Irresponsabilidade, imprudência, destemperos verbais, emprego de força exagerado, ameaças despropositadas, entre outros equívocos cometidos pelas duas partes nas manifestações dos bombeiros do Rio de Janeiro, converteram um movimento legítimo do ponto de vista salarial, e que poderia ter tido uma evolução pacífica, num violento confronto cuja solução não traumática exige mais sensatez, sobretudo do governo estadual.
A prisão de 439 bombeiros deu novo vigor ao movimento, que agora pode se estender para outros Estados, com a mobilização de policiais militares e bombeiros pela aprovação da Proposta de Emenda Constitucional (PEC) n.º 300, que propõe a equiparação de seus salários aos pagos pelo Distrito Federal. Em certos casos, como o do Rio de Janeiro, a equiparação equivalerá à quadruplicação dos atuais vencimentos, o que implicará pesados gastos que muitos Estados não terão condições de cobrir, pois para isso teriam de ferir a disciplina financeira imposta pela Lei de Responsabilidade Fiscal.
Nos termos em que foi colocada inicialmente, a reivindicação dos bombeiros fluminenses é mais do que justificável, pois há muito tempo eles estão com os salários aviltados. Eles alegam que o piso salarial da corporação, de R$ 1.031,38, é o mais baixo de todos os Estados, por isso querem sua duplicação. No Distrito Federal, por exemplo, o piso é de R$ 4.129,73; em Sergipe, o Estado que paga o segundo maior salário, o vencimento inicial da carreira é de R$ 3.012,00, valor que pode aumentar com benefícios como o vale-transporte.
A forma que escolheram para protestar, no entanto, foi irresponsável.
Na noite de sexta-feira, cerca de mil bombeiros e guarda-vidas invadiram o quartel do Comando-Geral dos Bombeiros, no centro do Rio de Janeiro, arrombando os portões. Além disso, levavam em sua companhia esposas, algumas grávidas, e crianças, para, segundo testemunhas, formar um "escudo humano" no caso de uma eventual invasão do local por forças policiais.
Numa operação em que o objetivo não foi unicamente desocupar um prédio público invadido, mas, sobretudo, demonstrar seu poderio, o governo do Estado mobilizou o Batalhão de Operações Especiais (Bope) da Polícia Militar, veículos blindados e helicópteros. Em nota, o governo do Estado informou que determinara a prisão dos que, insubordinados, haviam invadido um bem público e transgredido o código de conduta militar.
De maneira não menos insensata do que a demonstrada pelos manifestantes, a força enviada para desocupar o quartel utilizou explosivos para a derrubada dos portões dos fundos, disparou tiros para o ar e lançou bombas de gás lacrimogêneo e de efeito moral, além de spray de pimenta. Por muito pouco não houve uma tragédia. Todos os ocupantes do quartel foram presos.
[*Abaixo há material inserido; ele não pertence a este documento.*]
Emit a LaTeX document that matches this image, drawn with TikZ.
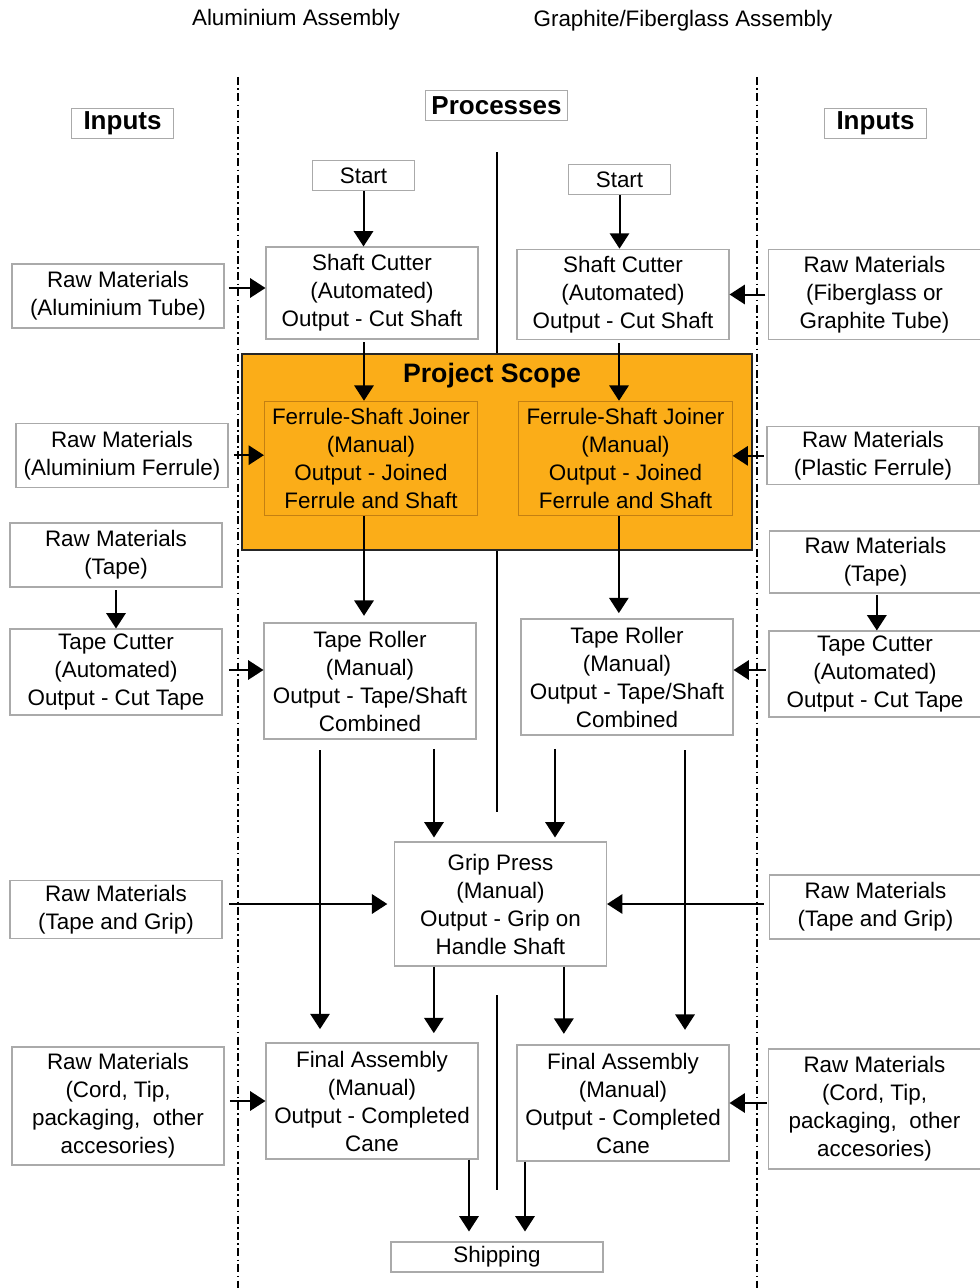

Não satisfeito com o uso de força policial desproporcional e injustificável na desocupação do quartel dos bombeiros, o governador Sérgio Cabral, em entrevista coletiva, chamou os manifestantes de "delinquentes" e "vândalos" e afirmou que o movimento tinha inspiração política. Como que para reafirmar uma autoridade que não se questionava, exonerou o comandante dos bombeiros e prometeu que os invasores serão punidos administrativa e penalmente. Desse modo, tornou mais difícil a busca de uma solução negociada para a crise.
Em vez de transmitir tranquilidade à população e um mínimo de serenidade aos envolvidos na crise, Cabral só agravou a situação. Conseguiu tornar mais tensa uma crise que já começou grave. Desse modo, estimulou novos apoios ao movimento reivindicatório. Companheiros dos bombeiros presos fizeram manifestações nas escadarias da Assembleia Legislativa e ganharam o apoio de movimentos que defendem direitos humanos e de deputados estaduais e federais de diferentes partidos.
A mobilização que se inicia em outros Estados pela aprovação da PEC 300 pode dar amplitude nacional à crise que, bem conduzida pelo governo fluminense, poderia ficar circunscrita ao Estado do Rio de Janeiro.